Ball-tampering: Australian Cricketer's Association questions severity of bans

March 29, 2018 13:56 IST

Cameron Bancroft and Steve Smith at a press conference confessing their act of ball-tampering on Day 3 of the 3rd Test vs South Africa in Cape Town on Saturday

IMAGE: Cameron Bancroft and Steve Smith at a press conference confessing their act of ball-tampering on Day 3 of the 3rd Test vs South Africa in Cape Town on Saturday. Photograph: Ashley Vlotman/Gallo Images/Getty Images

The Australian Cricketer's Association (ACA) has questioned "a number of glaring and clear anomalies" in the process leading to Steve Smith, David Warner and Cameron Bancroft being handed lengthy bans for their roles in a ball-tampering scandal.

Former skipper Smith and vice-captain Warner were banned for a year, and Bancroft for nine months after Cricket Australia (CA) held them guilty of conspiring to "change the condition of the ball" in last week's third Test against South Africa.

 

The case caused public outrage in Australia but the sentences have been criticised in some quarters as being disproportionately harsh, including by former Australian spin bowler Shane Warne.

The ACA, which represents professional first-class cricketers, called for a proposed review into Australia's cricketing culture to be fully independent and extend to the CA's response to the scandal.
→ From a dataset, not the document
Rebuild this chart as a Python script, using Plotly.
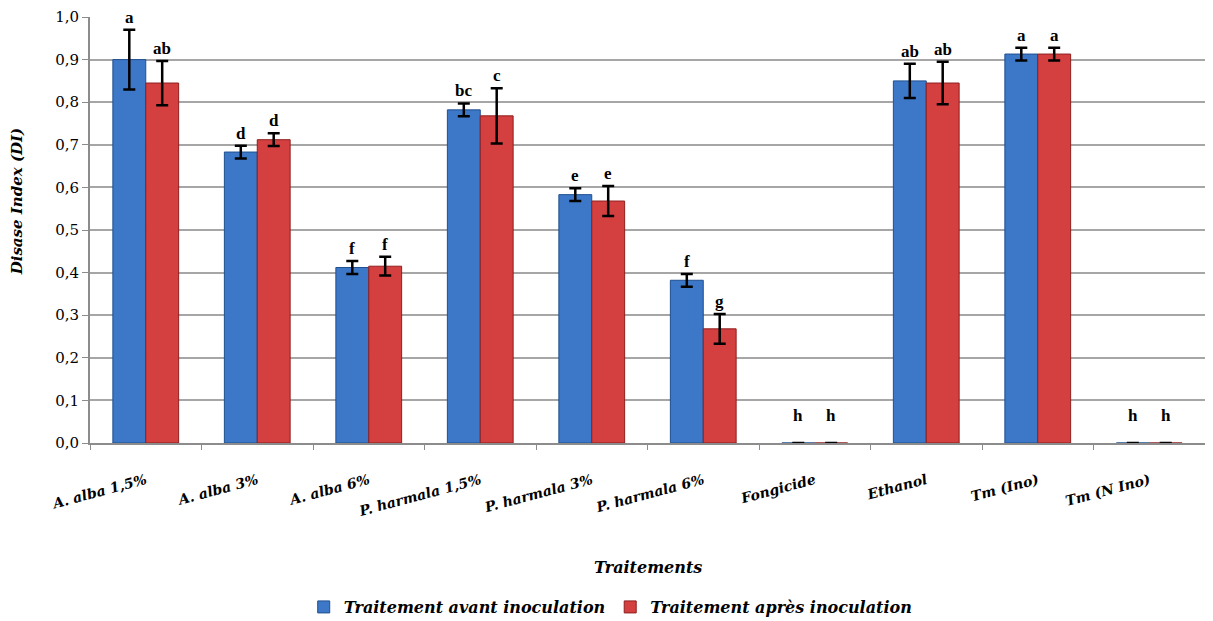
import plotly.graph_objects as go

categories = ["A. alba 1,5%", "A. alba 3%", "A. alba 6%", "P. harmala 1,5%", "P. harmala 3%",
              "P. harmala 6%", "Fongicide", "Ethanol", "Tm (Ino)", "Tm (N Ino)"]
avant = [0.90, 0.683, 0.412, 0.782, 0.583, 0.382, 0.0, 0.85, 0.913, 0.0]
avant_err = [0.07, 0.015, 0.015, 0.015, 0.015, 0.015, 0.0, 0.04, 0.015, 0.0]
apres = [0.845, 0.712, 0.415, 0.768, 0.568, 0.268, 0.0, 0.845, 0.913, 0.0]
apres_err = [0.052, 0.015, 0.022, 0.065, 0.035, 0.035, 0.0, 0.05, 0.015, 0.0]
avant_letters = ["a", "d", "f", "bc", "e", "f", "h", "ab", "a", "h"]
apres_letters = ["ab", "d", "f", "c", "e", "g", "h", "ab", "a", "h"]
yticks = [0.0, 0.1, 0.2, 0.3, 0.4, 0.5, 0.6, 0.7, 0.8, 0.9, 1.0]

LETTER_FONT = "serif"
BI_FONT = "DejaVu Serif"   # has a real bold-italic face here

fig = go.Figure()
fig.add_trace(go.Bar(
    x=categories, y=avant, name="<b><i>Traitement avant inoculation</i></b>",
    marker=dict(color="#3d78c8", line=dict(color="#1f4f8f", width=1)),
    error_y=dict(type="data", array=avant_err, color="black", thickness=2.5, width=6),
))
fig.add_trace(go.Bar(
    x=categories, y=apres, name="<b><i>Traitement après inoculation</i></b>",
    marker=dict(color="#d43f3f", line=dict(color="#8f1f1f", width=1)),
    error_y=dict(type="data", array=apres_err, color="black", thickness=2.5, width=6),
))

annotations = []
off = 0.148
for i in range(len(categories)):
    for vals, errs, letters, dx in ((avant, avant_err, avant_letters, -off),
                                    (apres, apres_err, apres_letters, off)):
        top = vals[i] + errs[i]
        ys = 1 if top > 0 else 16
        annotations.append(dict(
            x=i + dx, y=top, xref="x", yref="y", text="<b>%s</b>" % letters[i],
            showarrow=False, yanchor="bottom", yshift=ys,
            font=dict(family=LETTER_FONT, size=17, color="black")))

annotations.append(dict(
    x=0.5, y=-0.292, xref="paper", yref="paper", text="<b><i>Traitements</i></b>",
    showarrow=False, xanchor="center", yanchor="middle",
    font=dict(family=BI_FONT, size=16, color="black")))
annotations.append(dict(
    x=-0.066, y=0.566, xref="paper", yref="paper", text="<b><i>Disase Index (DI)</i></b>",
    showarrow=False, textangle=-90, xanchor="center", yanchor="middle",
    font=dict(family=BI_FONT, size=15, color="black")))

fig.update_layout(
    width=1213, height=621,
    margin=dict(l=82, r=16, t=9, b=186, autoexpand=False),
    plot_bgcolor="white", paper_bgcolor="white",
    separators=", ",
    barmode="group", bargap=0.41, bargroupgap=0.0,
    font=dict(family=BI_FONT, color="black"),
    annotations=annotations,
    showlegend=True,
    legend=dict(orientation="h", x=0.467, xanchor="center", y=-0.385, yanchor="middle",
                font=dict(family=BI_FONT, size=16, color="black"),
                itemwidth=30),
    xaxis=dict(
        automargin=False,
        tickangle=-15, tickfont=dict(family=BI_FONT, size=14, color="black"),
        ticks="outside", tickson="boundaries", ticklen=5, tickcolor="#8c8c8c",
        ticklabelstandoff=22,
        showline=True, linecolor="#8c8c8c", linewidth=2,
        tickprefix="<b><i>", ticksuffix="</i></b>",
    ),
    yaxis=dict(
        automargin=False, ticklabeloverflow="allow",
        range=[0, 1.0], tickvals=yticks, tickformat=".1f",
        tickprefix="<b><i>", ticksuffix="</i></b>",
        tickfont=dict(family=BI_FONT, size=15, color="black"),
        ticks="outside", ticklen=6, tickcolor="#8c8c8c",
        showgrid=True, gridcolor="#a6a6a6", gridwidth=2,
        showline=True, linecolor="#8c8c8c", linewidth=2,
        zeroline=False,
    ),
)

fig.write_html("out.html")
"There are a number of glaring and clear anomalies in the process to date which causes the ACA to query the severity and proportionality of the proposed sanctions," the organisation said in a statement on Thursday.

Listing the anomalies, the ACA pointed out that the bans imposed by CA were considerably lengthier than any that the world governing body (ICC) had handed down in the past for similar offences.

It also questioned why CA's public statements had not referenced contextual factors "including the environment in South Africa during the series" and criticised the rush to put the players before the media without considered and coherent advice.